Playing Gibson, who had a reputation for not suffering fools gladly, is actor Richard Todd, a World War II veteran himself. Gibson finds that the mission will be no piece of cake. The four-engine Lancasters will have to go in very low—60 feet above the water on their final approaches—and the bomb drops need to be precise. The film embraces one dam busters legend by asserting that Gibson got the idea of how to determine proper altitude when he noticed the spotlights at a theatrical performance. He is inspired to mount two downward pointing spotlights on each bomber, adjusted so the beams will converge on the water at 60 feet. To determine range, the bombardiers use a simple wooden hand-held sight.
Director Michael Anderson opted to shoot the film in black and white to give it a grittier, documentary feel. It also allowed him to incorporate actual footage from the bomb testing, but with one drawback: aspects of the weapon remained classified at the time, so the filmmakers had to paint over the test footage frame by frame to hide the bombs’ shapes and the fact that they spun backwards (which allowed them to “crawl” down the side of the dams before exploding). The end result may have preserved secrecy, but the alterations are obvious.
The special effects in general have not aged well. Ground fire is clearly an animated effect and some of the model work doesn’t stand up to scrutiny. The filmmakers might have been aware of this. The first aerial shot of one of the dams is clearly a model, but then the camera pans back to show that it is, in fact, a model, one constructed for the aviators’ training. What remains timeless are the sequences of the Lancasters. The production was able to procure four of them for the shoot—only 10 years after the war’s end the bombers were already in short supply—and the sight and sound of these mighty Merlin-powered beasts roaring by at low altitude will please aviation aficionados. The attack sequences remain exciting, models notwithstanding.
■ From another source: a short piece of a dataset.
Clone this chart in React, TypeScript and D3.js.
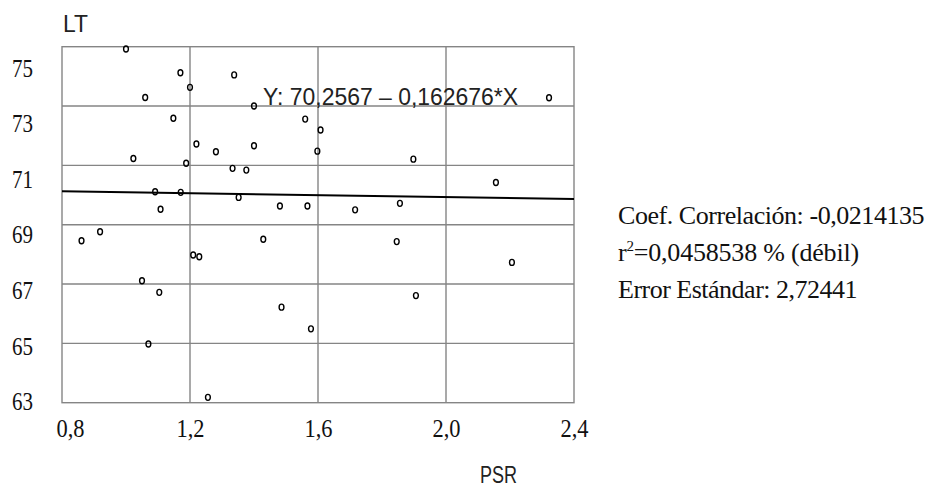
import React from 'react';
import * as d3 from 'd3';

const psrValues = [
  1.0, 1.17, 1.338, 1.2, 1.06, 1.4, 1.148, 1.56, 1.22, 1.281, 1.4, 1.023, 1.188, 1.333,
  1.376, 1.091, 1.171, 1.352, 1.108, 1.481, 1.567, 1.608, 1.598, 1.898, 2.156, 2.322,
  1.716, 1.856, 0.919, 0.861, 1.21, 1.229, 1.429, 1.05, 1.104, 1.486, 1.578, 1.07,
  1.256, 1.846, 2.206, 1.906,
];
const ltValues = [
  74.92, 74.12, 74.05, 73.63, 73.29, 73.0, 72.59, 72.56, 71.72, 71.46, 71.66, 71.23, 71.07,
  70.9, 70.84, 70.11, 70.09, 69.92, 69.52, 69.63, 69.63, 72.19, 71.48, 71.21, 70.42, 73.28,
  69.5, 69.72, 68.76, 68.46, 67.98, 67.92, 68.51, 67.11, 66.72, 66.22, 65.49, 64.98,
  63.18, 68.43, 67.73, 66.61,
];

const xTicks = [0.8, 1.2, 1.6, 2.0, 2.4];
const xTickLabels = ['0,8', '1,2', '1,6', '2,0', '2,4'];
const yTicks = [63, 65, 67, 69, 71, 73, 75];
const yTickLabels = ['63', '65', '67', '69', '71', '73', '75'];

const intercept = 70.2567;
const slope = -0.162676;
const equationLabel = 'Y: 70,2567 – 0,162676*X';
const xTitle = 'PSR';
const yTitle = 'LT';
const statLine1 = 'Coef. Correlación: -0,0214135';
const statLine2a = 'r';
const statLine2sup = '2';
const statLine2b = '=0,0458538 % (débil)';
const statLine3 = 'Error Estándar: 2,72441';

export default function App() {
  const x = d3.scaleLinear().domain([0.8, 2.4]).range([62, 574]);
  const y = d3.scaleLinear().domain([63, 75]).range([402.7, 46.7]);
  const yLab = d3.scaleLinear().domain([63, 75]).range([401.7, 68]);
  const xDomain = x.domain();
  const reg = d3
    .line<number>()
    .x((d) => x(d))
    .y((d) => y(intercept + slope * d));

  const grid = '#858585';
  const serif = "'Liberation Serif', 'Times New Roman', serif";
  const sans = "'Liberation Sans', Arial, sans-serif";

  return (
    <svg
      width={930}
      height={493}
      style={{ position: 'absolute', left: 0, top: 0, background: '#fff' }}
    >
      <rect x={0} y={0} width={930} height={493} fill="#fff" />
      {xTicks.slice(1, -1).map((t) => (
        <line key={'gx' + t} x1={x(t)} x2={x(t)} y1={y(75)} y2={y(63)} stroke={grid} strokeWidth={1.4} />
      ))}
      {yTicks.slice(1, -1).map((t) => (
        <line key={'gy' + t} x1={x(0.8)} x2={x(2.4)} y1={y(t)} y2={y(t)} stroke={grid} strokeWidth={1.4} />
      ))}
      <rect
        x={x(0.8)}
        y={y(75)}
        width={x(2.4) - x(0.8)}
        height={y(63) - y(75)}
        fill="none"
        stroke={grid}
        strokeWidth={1.4}
      />
      <path d={reg(xDomain) || ''} fill="none" stroke="#000" strokeWidth={2} />
      {psrValues.map((p, i) => (
        <ellipse
          key={i}
          cx={x(p)}
          cy={y(ltValues[i])}
          rx={2.4}
          ry={3}
          fill="none"
          stroke="#000"
          strokeWidth={1.4}
        />
      ))}
      <text x={263} y={y(73) - 1} fontFamily={sans} fontSize={23} textLength={255} lengthAdjust="spacingAndGlyphs" fill="#222">
        {equationLabel}
      </text>
      {yTicks.map((t, i) => (
        <text key={'yl' + t} x={12} y={yLab(t)} dy="0.34em" fontFamily={serif} fontSize={25} textLength={21} lengthAdjust="spacingAndGlyphs" fill="#111">
          {yTickLabels[i]}
        </text>
      ))}
      {xTicks.map((t, i) => (
        <text key={'xl' + t} x={x(t) - 13.5 + (i === 0 ? 8 : 0)} y={437} fontFamily={serif} fontSize={25} textLength={28} lengthAdjust="spacingAndGlyphs" fill="#111">
          {xTickLabels[i]}
        </text>
      ))}
      <text x={63} y={32} fontFamily={sans} fontSize={23} textLength={25} lengthAdjust="spacingAndGlyphs" fill="#222">
        {yTitle}
      </text>
      <text x={480} y={483} fontFamily={sans} fontSize={23} textLength={37} lengthAdjust="spacingAndGlyphs" fill="#222">
        {xTitle}
      </text>
      <text x={618} y={224} fontFamily={serif} fontSize={26} letterSpacing={-0.45} fill="#111">
        {statLine1}
      </text>
      <text x={618} y={261} fontFamily={serif} fontSize={26} letterSpacing={-0.2} fill="#111">
        <tspan>{statLine2a}</tspan>
        <tspan dy={-10} fontSize={15}>{statLine2sup}</tspan>
        <tspan dy={10}>{statLine2b}</tspan>
      </text>
      <text x={618} y={298} fontFamily={serif} fontSize={26} letterSpacing={-0.5} fill="#111">
        {statLine3}
      </text>
    </svg>
  );
}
Those battle scenes inspired George Lucas when he was creating the final attack on the Death Star in 1977’s Star Wars, and a comparison of the two films will show some startling similarities and even some shared dialogue. (They also shared the talent of Gilbert Taylor, who did special effects photography on Dam Busters and was the cinematographer for Star Wars.) The attacks are not the only thing that might have inspired Star Wars. The hairstyle worn by Wallis’s movie wife (Ursula Jeans) has more than a passing similarity to the “cinnamon buns” sported by Carrie Fisher’s Princess Leia in Lucas’s movie.
The special effects, however, are not the only thing about The Dam Busters that has aged badly. There’s also the matter of Gibson’s dog, whose name is a racial slur that would have been, at the very least, offensive in 1955 and has since become completely unacceptable, and it’s a word that is woven throughout the movie (the dog’s name provides one of the code words the busters use to signal a dam breach). American distributors considered overdubbing to change the name to “Blackie,” but did not. Although the dog’s name is historically correct, modern audiences will find it jarring, or may think they stumbled into a bit of pointed Blazing Saddles-style social satire by mistake. No doubt this aspect of the film is the reason why The Dam Busters is impossible to find on any streaming services; a 2021 Blu-ray release, though, offers a restored print of the film and plenty of extras.